Man in Suit!
I haven’t done a true monster spec, yet. Sure — people as monsters, but not a ”rise from the primordial ooze” sort of monster. And when I’ve dipped towards the monsters, they’ve always been two-legged: a demon in “Beyond Good and Evil” and Pure Evil in “Blind Eye”.
When I finished “203″ a few weeks back, I started thinking doing the research on the new one (the one Mack wouldn’t pick…). The research can be a killer. Really. There’s a lot of detail work. You have to cram the hook into the settings and the characters. And you don’t want to have paper thin settings. Lotsa details need to be gathered.
So as I’m pulling together situations and set pieces, I start thinking about my Monster. What would it look like? Where would it come from? Why was it there? Why was it so pissed off?
Of course, my horror-addled brain referenced two of the best modern monster movies ever: Alien (1979) and The Thing (1982). Since my creature comes from under the sea, my first thought was a sort of “Creature of the Black Lagoon” type beastie. Half man, half monster, all evil — that sort of thing. But, for a lot of reasons, that didn’t work. Then I looked at scary fish. There’s a lot of them. Things that just look… monstrous — like the dragon fish:
Whoa! Scary! Looks like the chestburster from Alien, doesn’t it? But it doesn’t really fit my story. I need my monster to live under the water, and then come out of the water several times for different sordid reasons. Just like how the Alien grew to be a bipedal creature and crawled around the Nostromo.

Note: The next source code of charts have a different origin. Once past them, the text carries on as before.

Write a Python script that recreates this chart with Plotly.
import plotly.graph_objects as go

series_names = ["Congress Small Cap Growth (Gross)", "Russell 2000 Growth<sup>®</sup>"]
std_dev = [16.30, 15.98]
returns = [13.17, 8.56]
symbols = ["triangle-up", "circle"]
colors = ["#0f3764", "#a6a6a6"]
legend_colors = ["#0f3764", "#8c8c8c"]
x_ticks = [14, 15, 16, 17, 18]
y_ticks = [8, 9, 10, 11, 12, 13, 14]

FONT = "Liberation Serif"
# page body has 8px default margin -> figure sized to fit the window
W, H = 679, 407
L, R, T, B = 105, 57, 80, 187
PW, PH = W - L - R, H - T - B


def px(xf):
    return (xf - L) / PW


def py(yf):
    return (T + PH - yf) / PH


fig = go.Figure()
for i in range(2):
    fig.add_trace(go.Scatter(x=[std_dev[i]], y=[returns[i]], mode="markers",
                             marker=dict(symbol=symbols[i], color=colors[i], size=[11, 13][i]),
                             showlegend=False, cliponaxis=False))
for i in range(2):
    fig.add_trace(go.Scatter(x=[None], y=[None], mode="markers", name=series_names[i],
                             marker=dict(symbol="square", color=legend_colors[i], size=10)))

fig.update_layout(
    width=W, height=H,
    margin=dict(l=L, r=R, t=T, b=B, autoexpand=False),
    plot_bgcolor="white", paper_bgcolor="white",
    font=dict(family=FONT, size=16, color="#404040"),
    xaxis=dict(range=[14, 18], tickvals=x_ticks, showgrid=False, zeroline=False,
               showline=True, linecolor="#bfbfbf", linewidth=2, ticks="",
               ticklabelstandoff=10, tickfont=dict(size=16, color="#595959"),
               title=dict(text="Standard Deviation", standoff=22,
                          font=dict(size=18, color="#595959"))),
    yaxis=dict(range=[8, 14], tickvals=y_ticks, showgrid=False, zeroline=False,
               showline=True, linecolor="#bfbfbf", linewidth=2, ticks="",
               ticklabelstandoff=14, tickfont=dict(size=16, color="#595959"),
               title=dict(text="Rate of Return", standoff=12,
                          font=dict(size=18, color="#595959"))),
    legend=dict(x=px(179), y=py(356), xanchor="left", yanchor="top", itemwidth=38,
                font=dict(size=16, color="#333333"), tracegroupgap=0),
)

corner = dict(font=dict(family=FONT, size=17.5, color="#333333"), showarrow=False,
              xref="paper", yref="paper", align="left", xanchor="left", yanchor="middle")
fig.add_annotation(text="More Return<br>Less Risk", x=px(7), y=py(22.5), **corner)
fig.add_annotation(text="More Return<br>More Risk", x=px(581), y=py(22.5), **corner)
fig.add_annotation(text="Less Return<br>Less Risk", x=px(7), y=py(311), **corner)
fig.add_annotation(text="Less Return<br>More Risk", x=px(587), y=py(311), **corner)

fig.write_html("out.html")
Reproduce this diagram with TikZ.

But here’s the deal: while the Alien is a scary creature, shot with a masters eye, it’s still just a man in a suit. And as much as the director tries to fool you, your brain tells you: “man in a rubber suit!”.
There were a lot of things about “The Thing” that made it memorable: the acting, the writing, the sense of isolation, the rampant paranoia — all great stuff. The tag line “Man is the Warmest Place to Hide” — how bad ass is that? Wow. Rob Bottin — just 22 at the time — is a stand out with some insane special effects that would pass muster even today. Wild, weird, horrible, strangely fascinating… and definitely not a man in a suit. The special effects were nominated for a Saturn Award but lost to Return of the Jedi (tough competition, huh?).
Here’s a snippet from a January, 1985 article in LA Weekly with John Carpenter about (among other things) “The Thing”:
WEEKLY: What attracted you to THE THING?
CARPENTER: The story. I always wanted to do a big-budget monster movie. And you’ll never see anything like it again, I guarantee you. No one will ever spend that amount of money on a monster. Even ALIEN was low-budget compared to THE THING. Even ALIEN turned out to be a man in a suit. They didn’t go for the home run. I thought, “Let’s really do a monster. Let’s not fool around.”
I don’t know if John was spot-on with his “guarantee” of no one spending that amount of money (1998’s “Godzilla” was budgeted at 130M while “The Thing” was budgeted at 10M) his comment about the man in the suit certainly holds true. Godzilla, by the way, is the ultimate “man in a suit” monster.
So once I grasped that, to be effective, my monster can’t be another take on a “man in a suit” schtick, a lot of my problems sort of worked their way out.
I’m two weeks in with another three (at least) to go.